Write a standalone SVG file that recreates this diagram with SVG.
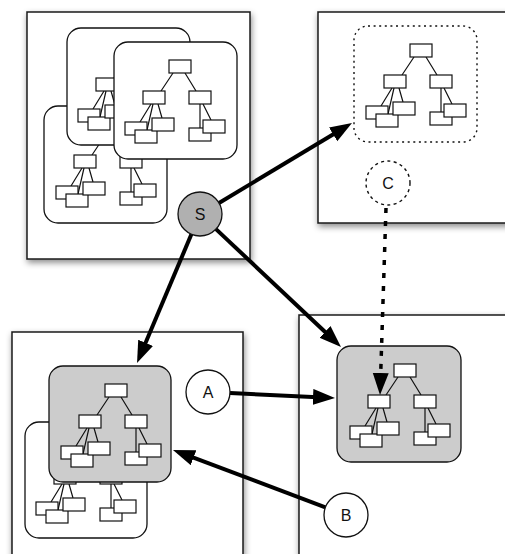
<svg xmlns="http://www.w3.org/2000/svg" xmlns:xlink="http://www.w3.org/1999/xlink" width="505" height="554" viewBox="0 0 505 554">
<style>
.frame{fill:#fff;stroke:#1a1a1a;stroke-width:1.5}
.grp{fill:#fff;stroke:#111;stroke-width:1.3}
.hi{fill:#cccccc}
.dotg{fill:none;stroke:#111;stroke-width:1.4;stroke-dasharray:2 3.6}
.box{fill:#fff;stroke:#111;stroke-width:1.2}
.edge{stroke:#111;stroke-width:1.2;fill:none}
.circ{fill:#fff;stroke:#111;stroke-width:1.3}
.lbl{font-family:"Liberation Sans",Arial,sans-serif;font-size:16px;fill:#111;text-anchor:middle}
.arr{stroke:#000;stroke-width:4;fill:none;marker-end:url(#ah)}
.darr{stroke:#000;stroke-width:3.5;fill:none;stroke-dasharray:5 8;marker-end:url(#ah)}
</style>
<defs>
<filter id="sh" x="-10%" y="-10%" width="130%" height="130%">
<feDropShadow dx="1" dy="3" stdDeviation="3" flood-color="#000" flood-opacity="0.45"/>
</filter>
<marker id="ah" markerUnits="userSpaceOnUse" markerWidth="24" markerHeight="18" refX="10" refY="8" orient="auto">
<path d="M0,0 L22,8 L0,16 z" fill="#000"/>
</marker>
<g id="tree">
<path class="edge" d="M4,13 L-8,31 M16,13 L27,31 M-18,44 L-29,62 M-16,44 L-22,70 M-11,44 L-7,58 M31,44 L31,68 M34,44 L42,60"/>
<rect class="box" x="0" y="0" width="22" height="13"/>
<rect class="box" x="-26" y="31" width="22" height="13"/>
<rect class="box" x="20" y="31" width="22" height="13"/>
<rect class="box" x="-44" y="62" width="22" height="13"/>
<rect class="box" x="-34" y="70" width="22" height="13"/>
<rect class="box" x="-17" y="58" width="22" height="13"/>
<rect class="box" x="20" y="68" width="22" height="13"/>
<rect class="box" x="34" y="60" width="22" height="13"/>
</g>
</defs>
<rect width="505" height="554" fill="#fff"/>

<g id="frame-top-left">
<rect class="frame" x="27" y="12" width="223" height="247" filter="url(#sh)"/>
<g id="tl-group-2"><rect class="grp" x="44" y="106" width="123" height="117" rx="14"/><use xlink:href="#tree" x="100" y="124"/></g>
<g id="tl-group-1"><rect class="grp" x="67" y="28" width="123" height="117" rx="14"/><use xlink:href="#tree" x="122" y="47"/></g>
<g id="tl-group-3"><rect class="grp" x="114" y="42" width="123" height="117" rx="14"/><use xlink:href="#tree" x="169" y="60"/></g>
</g>

<g id="frame-top-right">
<rect class="frame" x="318" y="12" width="200" height="211" filter="url(#sh)"/>
<g id="tr-group"><rect class="dotg" x="354" y="26" width="123" height="116" rx="14"/><use xlink:href="#tree" x="410" y="44"/></g>
</g>

<g id="frame-bottom-left">
<rect class="frame" x="12" y="332" width="231" height="240" filter="url(#sh)"/>
<g id="bl-group-back"><rect class="grp" x="25" y="422" width="122" height="116" rx="14"/><use xlink:href="#tree" x="80" y="440"/></g>
<g id="bl-group-front"><rect class="grp hi" x="49" y="366" width="122" height="116" rx="14"/><use xlink:href="#tree" x="105" y="384"/></g>
</g>

<g id="frame-bottom-right">
<rect class="frame" x="299" y="315" width="220" height="260" filter="url(#sh)"/>
<g id="br-group"><rect class="grp hi" x="337" y="346" width="124" height="116" rx="14"/><use xlink:href="#tree" x="394" y="364"/></g>
</g>

<g id="connectors">
<line class="arr" x1="219" y1="203" x2="341.7" y2="129.2"/>
<line class="arr" x1="191.4" y1="234.3" x2="141.7" y2="352"/>
<line class="arr" x1="216" y1="229.1" x2="332.3" y2="338.8"/>
<line class="arr" x1="230" y1="393" x2="323" y2="397.4"/>
<line class="arr" x1="325.4" y1="507.3" x2="184.2" y2="454.2"/>
<line class="darr" x1="386" y1="208" x2="380.4" y2="383"/>
</g>

<g id="node-S"><circle cx="200" cy="214" r="22" fill="#b0b0b0" stroke="#111" stroke-width="1.3"/><text class="lbl" x="200" y="220">S</text></g>
<g id="node-C"><circle cx="388" cy="183" r="22" fill="#fff" stroke="#111" stroke-width="1.4" stroke-dasharray="3 3.4"/><text class="lbl" x="388" y="189">C</text></g>
<g id="node-A"><circle class="circ" cx="208" cy="392" r="22"/><text class="lbl" x="208" y="398">A</text></g>
<g id="node-B"><circle class="circ" cx="346" cy="515" r="22"/><text class="lbl" x="346" y="521">B</text></g>
</svg>
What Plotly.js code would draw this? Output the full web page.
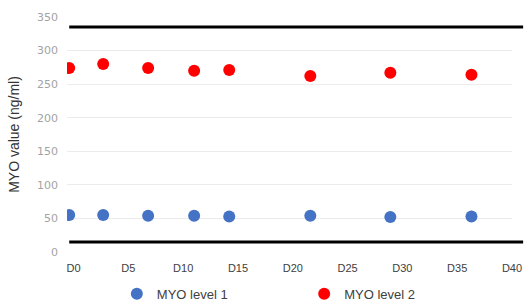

Exercise: Quote the listing above in full, except for the pictures.

Response:
Write a standalone SVG file that recreates this diagram with SVG.
<svg xmlns="http://www.w3.org/2000/svg" xmlns:xlink="http://www.w3.org/1999/xlink" width="505" height="554" viewBox="0 0 505 554">
<style>
.frame{fill:#fff;stroke:#1a1a1a;stroke-width:1.5}
.grp{fill:#fff;stroke:#111;stroke-width:1.3}
.hi{fill:#cccccc}
.dotg{fill:none;stroke:#111;stroke-width:1.4;stroke-dasharray:2 3.6}
.box{fill:#fff;stroke:#111;stroke-width:1.2}
.edge{stroke:#111;stroke-width:1.2;fill:none}
.circ{fill:#fff;stroke:#111;stroke-width:1.3}
.lbl{font-family:"Liberation Sans",Arial,sans-serif;font-size:16px;fill:#111;text-anchor:middle}
.arr{stroke:#000;stroke-width:4;fill:none;marker-end:url(#ah)}
.darr{stroke:#000;stroke-width:3.5;fill:none;stroke-dasharray:5 8;marker-end:url(#ah)}
</style>
<defs>
<filter id="sh" x="-10%" y="-10%" width="130%" height="130%">
<feDropShadow dx="1" dy="3" stdDeviation="3" flood-color="#000" flood-opacity="0.45"/>
</filter>
<marker id="ah" markerUnits="userSpaceOnUse" markerWidth="24" markerHeight="18" refX="10" refY="8" orient="auto">
<path d="M0,0 L22,8 L0,16 z" fill="#000"/>
</marker>
<g id="tree">
<path class="edge" d="M4,13 L-8,31 M16,13 L27,31 M-18,44 L-29,62 M-16,44 L-22,70 M-11,44 L-7,58 M31,44 L31,68 M34,44 L42,60"/>
<rect class="box" x="0" y="0" width="22" height="13"/>
<rect class="box" x="-26" y="31" width="22" height="13"/>
<rect class="box" x="20" y="31" width="22" height="13"/>
<rect class="box" x="-44" y="62" width="22" height="13"/>
<rect class="box" x="-34" y="70" width="22" height="13"/>
<rect class="box" x="-17" y="58" width="22" height="13"/>
<rect class="box" x="20" y="68" width="22" height="13"/>
<rect class="box" x="34" y="60" width="22" height="13"/>
</g>
</defs>
<rect width="505" height="554" fill="#fff"/>

<g id="frame-top-left">
<rect class="frame" x="27" y="12" width="223" height="247" filter="url(#sh)"/>
<g id="tl-group-2"><rect class="grp" x="44" y="106" width="123" height="117" rx="14"/><use xlink:href="#tree" x="100" y="124"/></g>
<g id="tl-group-1"><rect class="grp" x="67" y="28" width="123" height="117" rx="14"/><use xlink:href="#tree" x="122" y="47"/></g>
<g id="tl-group-3"><rect class="grp" x="114" y="42" width="123" height="117" rx="14"/><use xlink:href="#tree" x="169" y="60"/></g>
</g>

<g id="frame-top-right">
<rect class="frame" x="318" y="12" width="200" height="211" filter="url(#sh)"/>
<g id="tr-group"><rect class="dotg" x="354" y="26" width="123" height="116" rx="14"/><use xlink:href="#tree" x="410" y="44"/></g>
</g>

<g id="frame-bottom-left">
<rect class="frame" x="12" y="332" width="231" height="240" filter="url(#sh)"/>
<g id="bl-group-back"><rect class="grp" x="25" y="422" width="122" height="116" rx="14"/><use xlink:href="#tree" x="80" y="440"/></g>
<g id="bl-group-front"><rect class="grp hi" x="49" y="366" width="122" height="116" rx="14"/><use xlink:href="#tree" x="105" y="384"/></g>
</g>

<g id="frame-bottom-right">
<rect class="frame" x="299" y="315" width="220" height="260" filter="url(#sh)"/>
<g id="br-group"><rect class="grp hi" x="337" y="346" width="124" height="116" rx="14"/><use xlink:href="#tree" x="394" y="364"/></g>
</g>

<g id="connectors">
<line class="arr" x1="219" y1="203" x2="341.7" y2="129.2"/>
<line class="arr" x1="191.4" y1="234.3" x2="141.7" y2="352"/>
<line class="arr" x1="216" y1="229.1" x2="332.3" y2="338.8"/>
<line class="arr" x1="230" y1="393" x2="323" y2="397.4"/>
<line class="arr" x1="325.4" y1="507.3" x2="184.2" y2="454.2"/>
<line class="darr" x1="386" y1="208" x2="380.4" y2="383"/>
</g>

<g id="node-S"><circle cx="200" cy="214" r="22" fill="#b0b0b0" stroke="#111" stroke-width="1.3"/><text class="lbl" x="200" y="220">S</text></g>
<g id="node-C"><circle cx="388" cy="183" r="22" fill="#fff" stroke="#111" stroke-width="1.4" stroke-dasharray="3 3.4"/><text class="lbl" x="388" y="189">C</text></g>
<g id="node-A"><circle class="circ" cx="208" cy="392" r="22"/><text class="lbl" x="208" y="398">A</text></g>
<g id="node-B"><circle class="circ" cx="346" cy="515" r="22"/><text class="lbl" x="346" y="521">B</text></g>
</svg>
What Plotly.js code would draw this? Output the full web page.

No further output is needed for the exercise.